Directions -
Restate each of the lines below word for word and drop every picture.

Supplied material -

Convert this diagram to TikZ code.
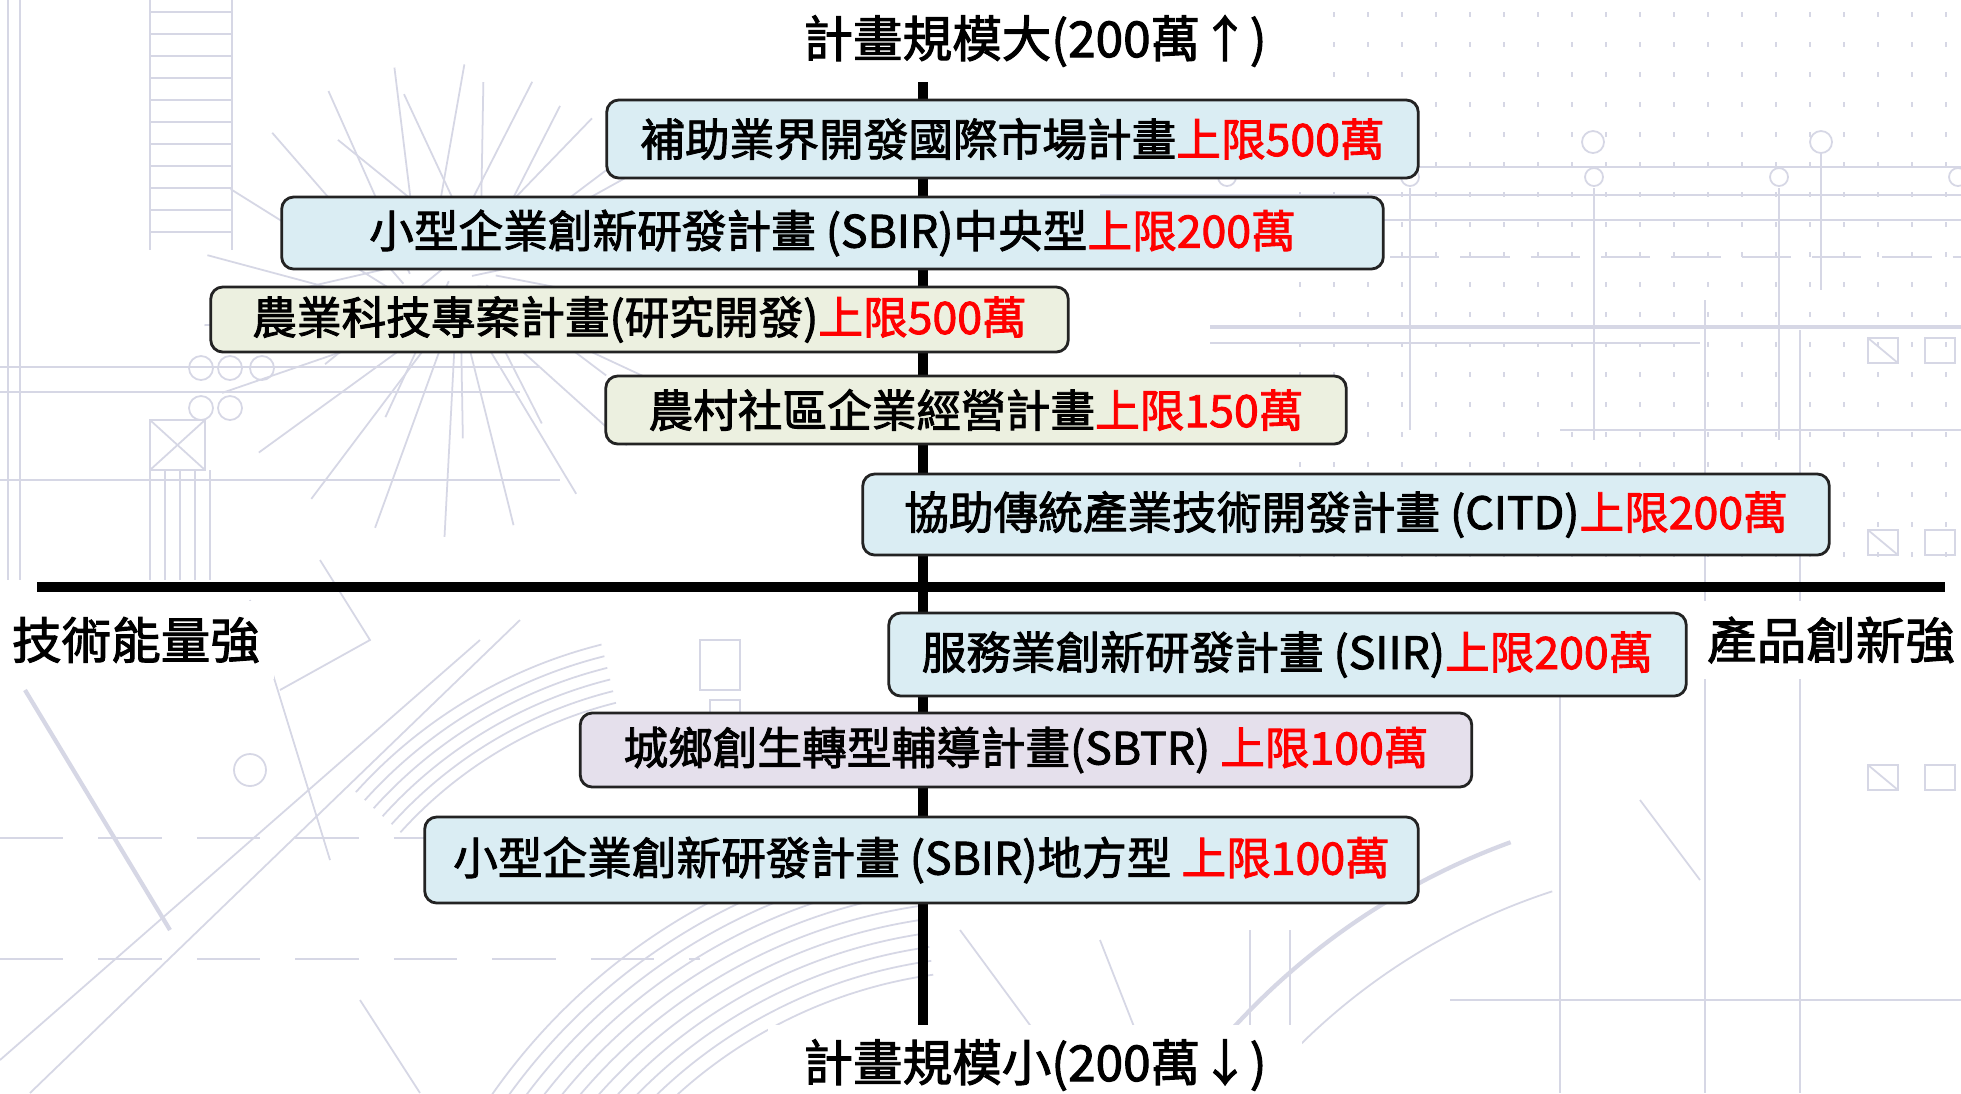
\documentclass[tikz,border=0pt]{standalone}
\usepackage{fontspec}
\setmainfont{Noto Sans CJK TC}[FakeBold=2]
\definecolor{boxblue}{RGB}{218,237,243}
\definecolor{boxbeige}{RGB}{236,240,224}
\definecolor{boxlav}{RGB}{229,224,236}
\definecolor{boxline}{RGB}{35,35,35}
\definecolor{bgcol}{RGB}{214,215,229}
\definecolor{capred}{RGB}{255,0,0}
\tikzset{
  plan/.style={draw=boxline, line width=0.8pt, rounded corners=0.12cm, inner sep=0pt,
    align=center, font=\fontsize{12.7}{15}\selectfont, text=black},
  bluebox/.style={plan, fill=boxblue},
  beigebox/.style={plan, fill=boxbeige},
  lavbox/.style={plan, fill=boxlav},
  axistitle/.style={font=\fontsize{14.1}{16}\selectfont, text=black, fill=white,
    inner xsep=0.35cm, inner ysep=0.14cm},
  sidelabel/.style={font=\fontsize{14.1}{16}\selectfont, text=black, fill=white,
    inner xsep=0.14cm, inner ysep=0.16cm},
  axisline/.style={line width=3pt, black},
  bg/.style={draw=bgcol, line width=0.5pt},
  bgthick/.style={draw=bgcol, line width=1.2pt},
}
\newcommand{\redcap}[1]{\textcolor{capred}{#1}}
\begin{document}
\begin{tikzpicture}[x=0.01cm,y=-0.01cm]
\useasboundingbox (0,0) rectangle (1961,1093);
\fill[white] (0,0) rectangle (1961,1093);

% ---------- faint blueprint background ----------
\begin{scope}[bg]
  % stair block top-left
  \draw (150,0) -- (150,250); \draw (232,0) -- (232,250);
  \foreach \yy in {12,34,...,240} \draw (150,\yy) -- (232,\yy);
  \draw (8,0) -- (8,580); \draw (20,0) -- (20,580);
  % spiral stair radiating lines
  \foreach \a in {0,17,...,350} \draw (440,300) ++(\a:40) -- ++(\a+25:200);
  \foreach \a in {5,31,...,350} \draw (470,260) ++(\a:30) -- ++(\a-20:150);
  % circles left
  \foreach \xx in {201,230,262} \draw (\xx,368) circle (12);
  \foreach \xx in {201,230} \draw (\xx,408) circle (12);
  \draw (0,367) -- (540,367); \draw (0,392) -- (520,392);
  \draw (150,420) rectangle (205,470); \draw (150,420) -- (205,470); \draw (205,420) -- (150,470);
  \draw (0,480) -- (560,480);
  \foreach \xx in {150,165,180,195,210} \draw (\xx,470) -- (\xx,580);
  % top-right grid of ticks
  \foreach \xx in {1300,1334,...,1960}
    \foreach \yy in {12,42,...,560}
      \draw (\xx,\yy) -- (\xx,\yy+5);
  \draw (1140,167) -- (1961,167);
  \draw (1100,195) -- (1961,195);
  \draw (1300,220) -- (1961,220);
  \draw[dashed, dash pattern=on 14pt off 6pt] (1390,257) -- (1961,257);
  \draw[bgthick] (1210,327) -- (1961,327);
  \draw (1210,343) -- (1700,343);
  \draw (1593,142) circle (11); \draw (1821,142) circle (11);
  \foreach \xx in {1227,1410,1594,1779,1958} \draw (\xx,177) circle (9);
  \draw (1594,188) -- (1594,440); \draw (1779,188) -- (1779,440);
  \draw (1821,153) -- (1821,290); \draw (1410,188) -- (1410,430);
  \draw (1705,300) -- (1705,1093); \draw (1800,330) -- (1800,1093);
  \draw (1560,430) -- (1961,430);
  \foreach \yy in {338,530,765} {
    \draw (1868,\yy) rectangle (1898,\yy+25); \draw (1868,\yy) -- (1898,\yy+25);
    \draw (1925,\yy) rectangle (1955,\yy+25);
  }
  \draw (1560,1093) -- (1560,620);
  % left dashed lines and diagonals
  \draw[dashed, dash pattern=on 18pt off 10pt] (0,838) -- (700,838);
  \draw[dashed, dash pattern=on 18pt off 10pt] (0,959) -- (700,959);
  \draw[bgthick] (25,690) -- (170,930);
  \draw (0,1060) -- (480,640);
  \draw (30,1093) -- (520,620);
  \draw (250,600) -- (330,860);
  \draw (280,690) -- (370,640) -- (320,560);
  \draw (250,770) circle (16);
  \draw (360,1000) -- (420,1093);
  \draw (700,640) rectangle (740,690);
  \draw (710,700) rectangle (740,760);
  % concentric arcs
  \foreach \r in {480,494,...,620}
    \draw (1000,1450) ++(215:\r) arc[start angle=215, end angle=262, radius=\r];
  \foreach \r in {430,442,...,500}
    \draw (720,1120) ++(222:\r) arc[start angle=222, end angle=256, radius=\r];
  \draw[bgthick] (1750,1500) ++(198:700) arc[start angle=198, end angle=250, radius=700];
  \draw (1750,1500) ++(200:640) arc[start angle=200, end angle=252, radius=640];
  \draw (1250,1093) -- (1250,930); \draw (1290,1093) -- (1290,930);
  \draw (1450,1000) -- (1961,1000);
  \draw (960,930) -- (1080,1093);
  \draw (1100,940) -- (1160,1093);
  \draw (1640,800) -- (1700,880);
\end{scope}

% ---------- axes ----------
\coordinate (vtop) at (923,82);
\coordinate (vbot) at (923,1027);
\coordinate (hleft) at (37,587);
\coordinate (hright) at (1945,587);
\draw[axisline] (vtop) -- (vbot);
\draw[axisline] (hleft) -- (hright);

% ---------- axis labels ----------
\node[axistitle] (ttop) at (1035,41) {計畫規模大(200萬↑)};
\node[axistitle] (tbot) at (1035,1065) {計畫規模小(200萬↓)};
\node[sidelabel] (tleft) at (136,640) {技術能量強};
\node[sidelabel] (tright) at (1831,640) {產品創新強};

% ---------- programme boxes ----------
\node[bluebox, minimum width=8.11cm, minimum height=0.78cm] (p1) at (1012.5,139)
  {補助業界開發國際市場計畫\redcap{上限500萬}};
\node[bluebox, minimum width=11.01cm, minimum height=0.72cm] (p2) at (832.5,233)
  {小型企業創新研發計畫 (SBIR)中央型\redcap{上限200萬}};
\node[beigebox, minimum width=8.57cm, minimum height=0.65cm] (p3) at (639.5,319.5)
  {農業科技專案計畫(研究開發)\redcap{上限500萬}};
\node[beigebox, minimum width=7.40cm, minimum height=0.68cm] (p4) at (976,410)
  {農村社區企業經營計畫\redcap{上限150萬}};
\node[bluebox, minimum width=9.66cm, minimum height=0.81cm] (p5) at (1346,514.5)
  {協助傳統產業技術開發計畫 (CITD)\redcap{上限200萬}};
\node[bluebox, minimum width=7.97cm, minimum height=0.83cm] (p6) at (1287.5,654.5)
  {服務業創新研發計畫 (SIIR)\redcap{上限200萬}};
\node[lavbox, minimum width=8.91cm, minimum height=0.74cm] (p7) at (1026,750)
  {城鄉創生轉型輔導計畫(SBTR) \redcap{上限100萬}};
\node[bluebox, minimum width=9.93cm, minimum height=0.86cm] (p8) at (921.5,860)
  {小型企業創新研發計畫 (SBIR)地方型 \redcap{上限100萬}};
\end{tikzpicture}
\end{document}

Exercise output -
Convert this diagram to TikZ code.
\documentclass[tikz,border=0pt]{standalone}
\usepackage{fontspec}
\setmainfont{Noto Sans CJK TC}[FakeBold=2]
\definecolor{boxblue}{RGB}{218,237,243}
\definecolor{boxbeige}{RGB}{236,240,224}
\definecolor{boxlav}{RGB}{229,224,236}
\definecolor{boxline}{RGB}{35,35,35}
\definecolor{bgcol}{RGB}{214,215,229}
\definecolor{capred}{RGB}{255,0,0}
\tikzset{
  plan/.style={draw=boxline, line width=0.8pt, rounded corners=0.12cm, inner sep=0pt,
    align=center, font=\fontsize{12.7}{15}\selectfont, text=black},
  bluebox/.style={plan, fill=boxblue},
  beigebox/.style={plan, fill=boxbeige},
  lavbox/.style={plan, fill=boxlav},
  axistitle/.style={font=\fontsize{14.1}{16}\selectfont, text=black, fill=white,
    inner xsep=0.35cm, inner ysep=0.14cm},
  sidelabel/.style={font=\fontsize{14.1}{16}\selectfont, text=black, fill=white,
    inner xsep=0.14cm, inner ysep=0.16cm},
  axisline/.style={line width=3pt, black},
  bg/.style={draw=bgcol, line width=0.5pt},
  bgthick/.style={draw=bgcol, line width=1.2pt},
}
\newcommand{\redcap}[1]{\textcolor{capred}{#1}}
\begin{document}
\begin{tikzpicture}[x=0.01cm,y=-0.01cm]
\useasboundingbox (0,0) rectangle (1961,1093);
\fill[white] (0,0) rectangle (1961,1093);

% ---------- faint blueprint background ----------
\begin{scope}[bg]
  % stair block top-left
  \draw (150,0) -- (150,250); \draw (232,0) -- (232,250);
  \foreach \yy in {12,34,...,240} \draw (150,\yy) -- (232,\yy);
  \draw (8,0) -- (8,580); \draw (20,0) -- (20,580);
  % spiral stair radiating lines
  \foreach \a in {0,17,...,350} \draw (440,300) ++(\a:40) -- ++(\a+25:200);
  \foreach \a in {5,31,...,350} \draw (470,260) ++(\a:30) -- ++(\a-20:150);
  % circles left
  \foreach \xx in {201,230,262} \draw (\xx,368) circle (12);
  \foreach \xx in {201,230} \draw (\xx,408) circle (12);
  \draw (0,367) -- (540,367); \draw (0,392) -- (520,392);
  \draw (150,420) rectangle (205,470); \draw (150,420) -- (205,470); \draw (205,420) -- (150,470);
  \draw (0,480) -- (560,480);
  \foreach \xx in {150,165,180,195,210} \draw (\xx,470) -- (\xx,580);
  % top-right grid of ticks
  \foreach \xx in {1300,1334,...,1960}
    \foreach \yy in {12,42,...,560}
      \draw (\xx,\yy) -- (\xx,\yy+5);
  \draw (1140,167) -- (1961,167);
  \draw (1100,195) -- (1961,195);
  \draw (1300,220) -- (1961,220);
  \draw[dashed, dash pattern=on 14pt off 6pt] (1390,257) -- (1961,257);
  \draw[bgthick] (1210,327) -- (1961,327);
  \draw (1210,343) -- (1700,343);
  \draw (1593,142) circle (11); \draw (1821,142) circle (11);
  \foreach \xx in {1227,1410,1594,1779,1958} \draw (\xx,177) circle (9);
  \draw (1594,188) -- (1594,440); \draw (1779,188) -- (1779,440);
  \draw (1821,153) -- (1821,290); \draw (1410,188) -- (1410,430);
  \draw (1705,300) -- (1705,1093); \draw (1800,330) -- (1800,1093);
  \draw (1560,430) -- (1961,430);
  \foreach \yy in {338,530,765} {
    \draw (1868,\yy) rectangle (1898,\yy+25); \draw (1868,\yy) -- (1898,\yy+25);
    \draw (1925,\yy) rectangle (1955,\yy+25);
  }
  \draw (1560,1093) -- (1560,620);
  % left dashed lines and diagonals
  \draw[dashed, dash pattern=on 18pt off 10pt] (0,838) -- (700,838);
  \draw[dashed, dash pattern=on 18pt off 10pt] (0,959) -- (700,959);
  \draw[bgthick] (25,690) -- (170,930);
  \draw (0,1060) -- (480,640);
  \draw (30,1093) -- (520,620);
  \draw (250,600) -- (330,860);
  \draw (280,690) -- (370,640) -- (320,560);
  \draw (250,770) circle (16);
  \draw (360,1000) -- (420,1093);
  \draw (700,640) rectangle (740,690);
  \draw (710,700) rectangle (740,760);
  % concentric arcs
  \foreach \r in {480,494,...,620}
    \draw (1000,1450) ++(215:\r) arc[start angle=215, end angle=262, radius=\r];
  \foreach \r in {430,442,...,500}
    \draw (720,1120) ++(222:\r) arc[start angle=222, end angle=256, radius=\r];
  \draw[bgthick] (1750,1500) ++(198:700) arc[start angle=198, end angle=250, radius=700];
  \draw (1750,1500) ++(200:640) arc[start angle=200, end angle=252, radius=640];
  \draw (1250,1093) -- (1250,930); \draw (1290,1093) -- (1290,930);
  \draw (1450,1000) -- (1961,1000);
  \draw (960,930) -- (1080,1093);
  \draw (1100,940) -- (1160,1093);
  \draw (1640,800) -- (1700,880);
\end{scope}

% ---------- axes ----------
\coordinate (vtop) at (923,82);
\coordinate (vbot) at (923,1027);
\coordinate (hleft) at (37,587);
\coordinate (hright) at (1945,587);
\draw[axisline] (vtop) -- (vbot);
\draw[axisline] (hleft) -- (hright);

% ---------- axis labels ----------
\node[axistitle] (ttop) at (1035,41) {計畫規模大(200萬↑)};
\node[axistitle] (tbot) at (1035,1065) {計畫規模小(200萬↓)};
\node[sidelabel] (tleft) at (136,640) {技術能量強};
\node[sidelabel] (tright) at (1831,640) {產品創新強};

% ---------- programme boxes ----------
\node[bluebox, minimum width=8.11cm, minimum height=0.78cm] (p1) at (1012.5,139)
  {補助業界開發國際市場計畫\redcap{上限500萬}};
\node[bluebox, minimum width=11.01cm, minimum height=0.72cm] (p2) at (832.5,233)
  {小型企業創新研發計畫 (SBIR)中央型\redcap{上限200萬}};
\node[beigebox, minimum width=8.57cm, minimum height=0.65cm] (p3) at (639.5,319.5)
  {農業科技專案計畫(研究開發)\redcap{上限500萬}};
\node[beigebox, minimum width=7.40cm, minimum height=0.68cm] (p4) at (976,410)
  {農村社區企業經營計畫\redcap{上限150萬}};
\node[bluebox, minimum width=9.66cm, minimum height=0.81cm] (p5) at (1346,514.5)
  {協助傳統產業技術開發計畫 (CITD)\redcap{上限200萬}};
\node[bluebox, minimum width=7.97cm, minimum height=0.83cm] (p6) at (1287.5,654.5)
  {服務業創新研發計畫 (SIIR)\redcap{上限200萬}};
\node[lavbox, minimum width=8.91cm, minimum height=0.74cm] (p7) at (1026,750)
  {城鄉創生轉型輔導計畫(SBTR) \redcap{上限100萬}};
\node[bluebox, minimum width=9.93cm, minimum height=0.86cm] (p8) at (921.5,860)
  {小型企業創新研發計畫 (SBIR)地方型 \redcap{上限100萬}};
\end{tikzpicture}
\end{document}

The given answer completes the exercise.